Supervisors Consider Eliminating Designated Public Assembly Areas in Parks

Posted By on Tue, Jul 31, 2012 at 12:15 PM

San Francisco may be free of  "free speech zones" soon. - FRED NOLAND
  • Fred Noland
  • San Francisco may be free of "free speech zones" soon.

A few weeks ago we wrote about a group of animal rights activists who filed a lawsuit against the city claiming the Parks Code is unconstitutional ("Free Speech: Activists Challenge Parks Code's Protest Rules").

They were seeking to protest a Ringling Bros.-Barnum & Bailey circus in Union Square last September when police directed them to the park's "designated public assembly area." Every park, Joseph Cuviello and his fellow demonstrators learned, had one of those. The policy applies whenever a permitted event takes place.The rationale, section 7.08(d) of the Parks Code states, is "to prevent interference with the progress and enjoyment" of the events.

That law might not last much longer, though, as the strange nuances of the Parks Code now face city hall scrutiny. Today, Supervisor Scott Wiener is proposing legislation that would eliminate the section 7.08(d) and its designated free speech areas.

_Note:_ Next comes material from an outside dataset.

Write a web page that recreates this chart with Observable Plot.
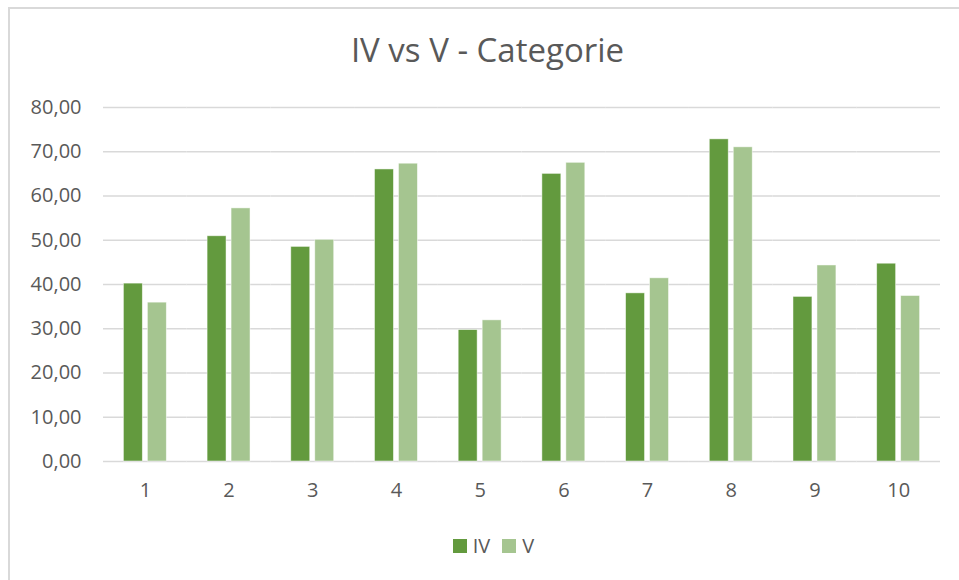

As we explained, the law was pretty confusing:

Section 7.08(d), made law in 1981, dictates "designated public assembly areas" for parks. But the locations are precise, unmarked, and seemingly arbitrary, like that random corner of the club where guys awkwardly congregate to sip drinks, lean against the wall, and stare at the dancefloor.
When there's a permitted event at Justin Herman Plaza, you can picket in "the western portion of the Plaza at street level," but not "the east end below street level, including the steps leading down to that area." At Portsmouth Square, you have just a 50-foot radius from the parking garage elevators at your disposal.

So confusing, in fact, that the officers at Union Square that day of the circus initially shuttled Cuviello and friends to a space that was 20 feet by 20 feet in the southeastern corner of the park. It wasn't until a sergeant and one of the activists' lawyers arrived that the mess was untangled, and all parties agreed that the city law allowed demonstrations throughout the entire eastern half of Union Square.

Such laws are allowed because of Supreme Court rulings that give government the power to control "time, place, and manner" of free speech -- though not the content -- as long as the so-called free speech zones "are narrowly tailored to serve a significant government interest."

The activists, in a lawsuit filed in federal court in June, called the protest boundaries "an imaginary, unspecified 'free speech meridian' line."